Un día me topé en facebook con Alfonso López, que curiosamente se llama igual que mi hijo. Estudiamos juntos en el colegio Juan XXIII —en la actualidad Pedro Herrero—. Hubo un amago de tomar café, pero la cosa quedó en el aire. Al cabo del tiempo, coincidí con otros compañeros, y la intención inicial se transformó en una quedada.
Alfonso López y Óscar Crespillo, de forma completamente altruista, se echaron a la espalda la responsabilidad de organizar todo el tinglado. En primer lugar, eligieron una fecha: el 9 de mayo de 2015. Luego montaron un grupo de whatsapp para que todo el mundo se pusiera al día.
A lo largo de varias semanas, intercambiamos mensajes unos con otros para completar el rompecabezas de los recuerdos, tan caprichoso que ilumina solo lo que le conviene. Hubo un instante de tensión por culpa de la dichosa política que estuvo a punto de desbaratar los planes. Estoy seguro de que muchos contuvimos el aliento, como en una repetición del 23F. Por fortuna, se impuso el sentido común. También hubo un compañero que ingresó en el hospital. Fue un placer saludarle en la quedada.
Supe que faltaba poco para la cita cuando la chaqueta de invierno dio paso a la camiseta de manga corta. Típico de Alicante. Óscar Crespillo, que asegura que no obtuvo comisión, hizo una reserva para comer en el restaurante Los Faroles. La gente empezó a confirmar quién asistiría.
La víspera hubo quien confesó estar nervioso. Yo lo estaba. Hacía más de veinticinco años que no veía a mis compañeros de colegio. Pero la emoción dominaba sobre el resto de sentimientos.
El primer mensaje que leí el 9 de mayo fue el de Fernando Paterna, que invitaba a los residentes en el barrio de Carolinas a bajar juntos hasta la Plaza de las Flores. Allí nos habíamos citado para romper el hielo con una birra helada.
Ese sábado, la conocida Plaza del Mercado Central era un hervidero de gente celebrando el tardeo. Sin embargo, entre aquella multitud no resultó difícil localizar al grupo del 74. Solo teníamos que buscar las canas. Los primeros segundos de apretones de manos, abrazos y besos no se pueden expresar con palabras. Hay que vivirlos. Alguien me pasó una cerveza. No tardamos en hablar a gritos como si estuviéramos a la puerta del colegio. Una tamborada rompía los tímpanos.
Algunas chicas vinieron después, provocando un revuelo de admiración a su paso. Mientras aparecían, habíamos ocupado la mesa reservada en el restaurante. Me tocó junto a Vicente Lillo, el fotógrafo del grupo. A su lado se sentaba Alberto Alonso, que decidió incorporarse a última hora. A mi izquierda se colocaron los organizadores.

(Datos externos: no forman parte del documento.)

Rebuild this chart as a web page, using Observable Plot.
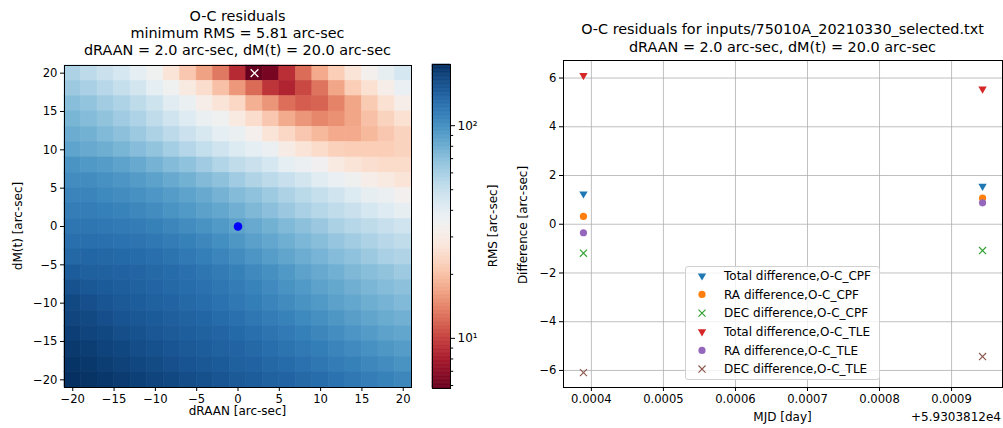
<!DOCTYPE html>
<html><head><meta charset="utf-8">
<script src="https://cdn.jsdelivr.net/npm/d3@7"></script>
<script src="https://cdn.jsdelivr.net/npm/@observablehq/plot@0.6"></script>
<style>
body{margin:0;background:#fff;font-family:"DejaVu Sans",sans-serif;}
#root{position:relative;width:1003px;height:428px;overflow:hidden;background:#fff;}
.lbl{position:absolute;white-space:nowrap;color:#000;font-family:"DejaVu Sans",sans-serif;}
.abs{position:absolute;top:0;}
</style></head><body><div id="root"></div>
<script>
// ---------------- data: left panel (RMS grid) ----------------
const dRAAN = [-20,-18,-16,-14,-12,-10,-8,-6,-4,-2,0,2,4,6,8,10,12,14,16,18,20];
const dMt = [20,18,16,14,12,10,8,6,4,2,0,-2,-4,-6,-8,-10,-12,-14,-16,-18,-20];
const rms = [
  [58,53,48.7,45,39,35,27,21,16.6,13.3,8.8,5.81,6.3,9.1,12.5,17.4,22,27,33,38.5,45],
  [63.5,59.4,54.4,50.4,45.7,39.2,34.8,29,25,20,15.7,12.4,9.4,8.5,10.4,13,17,22,26,31,37.7],
  [70.2,66.5,61.6,57.7,52.6,47.7,40.9,37,31,27,24,18,15.5,12.6,11.6,12,14,17,21.5,26,31],
  [75.3,71.2,67,62.2,57.7,52,46.7,41.8,37,34.8,29,25,21,17.5,15.5,14.3,15,17,20,23,26],
  [80.7,77.5,72.7,69,63.5,58,53.3,48.2,44.1,39.2,37,32.5,27,24,21,19,17.4,17.4,19,21,23],
  [85.7,82.4,79.6,75.3,70.6,66.5,60.8,55.7,51,46.7,42.6,39.2,36.3,30,27,24.5,22.5,22,22,22,23],
  [96.2,92.9,90.3,86,82.4,77,71.7,67.8,62.2,56.3,52,48.7,44.9,39.2,36.3,34,29,27,25.5,24.5,24.5],
  [101.8,101.8,98.5,95.5,91,87,82.4,77.5,72.2,68.3,62.2,57,53.3,49.2,45.7,40.9,37.7,35.3,31,29,27],
  [108,108,104.6,101.8,98.5,94.8,90.3,86,81.8,77,71.7,67.8,62.8,58,53.8,49.8,46.7,42.6,38.5,36.3,33.6],
  [114,114,111.5,109,105.7,101.8,96.2,92.3,87.6,83.6,78.5,73.4,69.3,64,59.4,55.1,52,48.7,44.9,41.8,38.5],
  [120.5,120.5,118.8,117,115,110.7,106.5,101.8,96.9,92.3,87,82.4,77.5,72.7,69,64,58.6,55.1,52.6,49.2,46.7],
  [126.4,126.4,125.6,123.3,121.8,118.8,115,110.7,105.7,100,94.3,88.2,83.6,79,74,70.2,65.6,61.6,58,54.4,52],
  [133.7,134.8,133.7,131.5,129.4,126.4,122.5,118,112.3,107.2,101.8,95.5,89.7,84.8,80.2,75.8,71.2,67.8,63.5,59.4,57],
  [145,141,139.5,137.6,135.7,132.5,129.4,125.6,120.5,116,110.7,104,99.3,92.9,87,82.4,78,73.4,70.2,67,62.8],
  [155.6,149.5,146,143,139.5,135.7,132.5,128.5,124.4,119.6,115,109,103.2,96.9,92.3,87,83,78.5,74.5,71.2,69],
  [164.5,158,152,147.5,144,140,136.7,132.5,128.5,123.3,118.8,113.2,108,102.5,96.9,92.3,87.6,83.6,79.6,76.4,72.7],
  [169.5,164.5,159,153,149.5,146,141.8,138.6,134.8,129.4,125.6,119.6,115,110,104.6,99.3,94.3,89,84.8,81,78],
  [176,170.5,165.5,159.5,155.6,150.4,146.6,143,139.5,135.7,131.5,126.4,121.8,117,111.5,106.5,101,95.5,91,87,84.2],
  [183,177,171.6,166.5,160.8,156.6,151.8,147.5,144,140,136.7,132.5,127.4,122.5,118,113.2,108,103.2,98.5,94.3,90.3],
  [189.6,183.8,178,173,167,163,158,153,149.5,146,141,137.6,133.7,129.4,124.4,119.6,115,110.7,105.7,101.8,96.9],
  [194,190,185,181,175,170.5,165.5,160.8,156.6,152,147.5,144,140,136.7,132.5,128.5,123.3,118.8,114,110,105.7]
];
const rmsMin = 5.81, rmsMax = 194;
const bestFit = {r: 2, m: 20};
const startPoint = {r: 0, m: 0};
const gridTicks = [-20,-15,-10,-5,0,5,10,15,20];
const cbarMajor = [10, 100];
const cbarMinor = [6,7,8,9,20,30,40,50,60,70,80,90];

// ---------------- data: right panel (O-C residuals) ----------------
const mjdOffset = 59303.812;
const mjdFrac = [0.000389, 0.000943];
const seriesNames = ["Total difference,O-C_CPF","RA difference,O-C_CPF","DEC difference,O-C_CPF",
                     "Total difference,O-C_TLE","RA difference,O-C_TLE","DEC difference,O-C_TLE"];
const seriesColors = ["#1f77b4","#ff7f0e","#2ca02c","#d62728","#9467bd","#8c564b"];
const seriesMarkers = ["tri","circle","x","tri","circle","x"];
const totalCPF = [1.25, 1.56];
const raCPF = [0.32, 1.07];
const decCPF = [-1.19, -1.08];
const totalTLE = [6.11, 5.55];
const raTLE = [-0.35, 0.88];
const decTLE = [-6.09, -5.43];
const seriesValues = [totalCPF, raCPF, decCPF, totalTLE, raTLE, decTLE];
const xTicksR = [0.0004,0.0005,0.0006,0.0007,0.0008,0.0009];
const yTicksR = [-6,-4,-2,0,2,4,6];

// ---------------- layout helpers ----------------
const root = document.getElementById("root");
function label(text, x, y, opts = {}) {
  const d = document.createElement("div");
  d.className = "lbl";
  d.textContent = text;
  d.style.left = x + "px"; d.style.top = y + "px";
  d.style.fontSize = (opts.size || 12) + "px";
  const ax = opts.anchor === "end" ? "-100%" : (opts.anchor === "start" ? "0" : "-50%");
  d.style.transform = `translate(${ax},-50%)` + (opts.rotate ? " rotate(-90deg)" : "");
  root.appendChild(d);
  return d;
}
function place(node, left) { node.classList.add("abs"); node.style.left = left + "px"; root.appendChild(node); }
const baseStyle = {fontFamily: "DejaVu Sans", fontSize: "11.6px", color: "#000", background: "transparent", overflow: "visible"};
const colorScale = {type: "log", scheme: "RdBu", domain: [rmsMin, rmsMax]};
const TITLE = 14.4;

// ---------------- left: heatmap ----------------
const cells = [];
dMt.forEach((m, i) => dRAAN.forEach((r, j) => cells.push({r, m, v: rms[i][j]})));
const halfStep = (dRAAN[1] - dRAAN[0]) / 2;
const heat = Plot.plot({
  width: 420, height: 428, marginLeft: 64, marginRight: 9, marginTop: 65, marginBottom: 41,
  style: baseStyle,
  x: {domain: [dRAAN[0] - halfStep, dRAAN[dRAAN.length-1] + halfStep]},
  y: {domain: [dMt[dMt.length-1] - halfStep, dMt[0] + halfStep]},
  color: colorScale,
  marks: [
    Plot.rect(cells, {x1: d => d.r - halfStep, x2: d => d.r + halfStep, y1: d => d.m - halfStep, y2: d => d.m + halfStep,
                      fill: "v", stroke: "v", strokeWidth: 0.6}),
    Plot.dot([startPoint], {x: "r", y: "m", fill: "#0000ff", r: 4.3}),
    Plot.dot([bestFit], {x: "r", y: "m", symbol: "times", stroke: "#fff", r: 3.6, strokeWidth: 1.3}),
    Plot.frame({stroke: "#000", strokeWidth: 1}),
    Plot.axisX({ticks: gridTicks, tickSize: 4, tickPadding: 3, label: null}),
    Plot.axisY({ticks: gridTicks, tickSize: 4, tickPadding: 3, label: null})
  ]
});
place(heat, 0);

// ---------------- left: colorbar ----------------
const nStops = 240;
const stops = d3.range(nStops + 1).map(i => rmsMin * Math.pow(rmsMax / rmsMin, i / nStops));
const bands = d3.range(nStops).map(i => ({y1: stops[i], y2: stops[i+1], v: Math.sqrt(stops[i]*stops[i+1])}));
const sup = {1: "\u00b9", 2: "\u00b2", 3: "\u00b3"};
const cbar = Plot.plot({
  width: 100, height: 428, marginLeft: 12, marginRight: 70, marginTop: 64, marginBottom: 40,
  style: {...baseStyle, fontSize: "12px"},
  y: {type: "log", domain: [rmsMin, rmsMax]},
  color: colorScale,
  marks: [
    Plot.rect(bands, {y1: "y1", y2: "y2", fill: "v", stroke: "v", strokeWidth: 0.6}),
    Plot.frame({stroke: "#000", strokeWidth: 1}),
    Plot.axisY({anchor: "right", ticks: cbarMajor, tickSize: 4, tickPadding: 3, label: null,
                tickFormat: d => "10" + sup[Math.round(Math.log10(d))]}),
    Plot.axisY({anchor: "right", ticks: cbarMinor, tickSize: 2.2, tickFormat: () => "", label: null})
  ]
});
place(cbar, 420);

// left texts
label("O-C residuals", 237.5, 16, {size: TITLE});
label("minimum RMS = 5.81 arc-sec", 237.5, 33, {size: TITLE});
label("dRAAN = 2.0 arc-sec, dM(t) = 20.0 arc-sec", 237.5, 50, {size: TITLE});
label("dRAAN [arc-sec]", 237.5, 411);
label("dM(t) [arc-sec]", 18, 226, {rotate: true});
label("RMS [arc-sec]", 493, 226, {rotate: true});

// ---------------- right: residuals ----------------
const pts = [];
seriesNames.forEach((name, k) => seriesValues[k].forEach((v, i) => pts.push({x: mjdFrac[i], y: v, k})));
const pad = (lo, hi) => [lo - (hi - lo) * 0.05, hi + (hi - lo) * 0.05];
const xDom = pad(d3.min(mjdFrac), d3.max(mjdFrac));
const yDom = pad(d3.min(pts, d => d.y), d3.max(pts, d => d.y));
const markFor = (k) => {
  const data = pts.filter(d => d.k === k);
  const c = seriesColors[k];
  if (seriesMarkers[k] === "tri") return Plot.dot(data, {x: "x", y: "y", symbol: "triangle", rotate: 180, fill: c, r: 3.1});
  if (seriesMarkers[k] === "circle") return Plot.dot(data, {x: "x", y: "y", symbol: "circle", fill: c, r: 3.6});
  return Plot.dot(data, {x: "x", y: "y", symbol: "times", stroke: c, r: 3.3, strokeWidth: 1.15});
};
const res = Plot.plot({
  width: 503, height: 428, marginLeft: 63, marginRight: 1, marginTop: 60, marginBottom: 41,
  style: baseStyle,
  x: {domain: xDom},
  y: {domain: yDom},
  marks: [
    Plot.gridX({ticks: xTicksR, stroke: "#b0b0b0", strokeOpacity: 1, strokeWidth: 0.8}),
    Plot.gridY({ticks: yTicksR, stroke: "#b0b0b0", strokeOpacity: 1, strokeWidth: 0.8}),
    ...seriesNames.map((_, k) => markFor(k)),
    Plot.frame({stroke: "#000", strokeWidth: 1}),
    Plot.axisX({ticks: xTicksR, tickSize: 4, tickPadding: 3, tickFormat: d3.format(".4f"), label: null}),
    Plot.axisY({ticks: yTicksR, tickSize: 4, tickPadding: 3, label: null})
  ]
});
place(res, 500);

label("O-C residuals for inputs/75010A_20210330_selected.txt", 782.5, 29, {size: TITLE});
label("dRAAN = 2.0 arc-sec, dM(t) = 20.0 arc-sec", 782.5, 47, {size: TITLE});
label("MJD [day]", 782.5, 417);
label("+" + d3.format(".7e")(mjdOffset).replace("e+", "e"), 1001, 417, {anchor: "end"});
label("Difference [arc-sec]", 523, 225, {rotate: true});

// legend
const leg = document.createElement("div");
leg.style.cssText = "position:absolute;left:685px;top:265.5px;width:195px;height:114px;border:1px solid #d0d0d0;border-radius:3px;background:rgba(255,255,255,0.8);box-sizing:border-box;";
root.appendChild(leg);
const ls = d3.select(leg).append("svg").attr("width", 195).attr("height", 114)
  .style("position","absolute").style("left","-1px").style("top","-1px").style("overflow","visible");
seriesNames.forEach((name, k) => {
  const cy = 9.8 + k * 18.65;
  const g = ls.append("g").attr("transform", `translate(17,${cy})`);
  const c = seriesColors[k];
  if (seriesMarkers[k] === "tri") g.append("path").attr("d", d3.symbol(d3.symbolTriangle, 3.1*3.1*Math.PI)()).attr("transform","rotate(180)").attr("fill", c);
  else if (seriesMarkers[k] === "circle") g.append("circle").attr("r", 3.6).attr("fill", c);
  else g.append("path").attr("d", d3.symbol(d3.symbolTimes, 3.3*3.3*Math.PI)()).attr("stroke", c).attr("stroke-width", 1.15).attr("fill","none");
  ls.append("text").attr("x", 39).attr("y", cy).attr("dy", "0.35em").attr("font-size", "12px")
    .attr("font-family", "DejaVu Sans").text(name);
});
</script></body></html>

Para ser franco, la comida me pareció escasa. Curiosamente, nunca me había importado tan poco. Los recuerdos nos tenían tan embelesados que apenas hacíamos otra cosa que beber y hablar. Se mencionó la bofetada de don Antonio a cierto compañero que solo le preguntaba si se había hecho daño al caerse de la tarima. Otros profesores nos marcaron de una forma menos bestia, como José Catalá, Antogonza o Jose Miguel Rodríguez.
Tras los cafés, llegaron inevitablemente las primeras despedidas. El resto fuimos a tomar una copa al barrio. Allí me senté con otra gente y vuelta a empezar. Charlé con Toni, la pareja de Eva Ponce. Tienen un campo donde a veces organizan fiestas.
La segunda copa reunió a un grupo ya bastante mermado de supervivientes. Comentábamos alegres lo bien que había salido todo. Creo que las claves fueron respeto y ganas de disfrutar.
Me despedí de mis compañeros con una sonrisa en los labios. No fui de los primeros ni de los últimos en irse. Los más valientes se quedaron hasta las tantas de la noche.
Ha habido en esta experiencia una especie de catarsis, gracias a la cual me he librado de muchos complejos. Siempre fui el raro de clase, y en cierto modo lo sigo siendo. Qué importa. Digan lo que digan, la amistad de la infancia dura para siempre.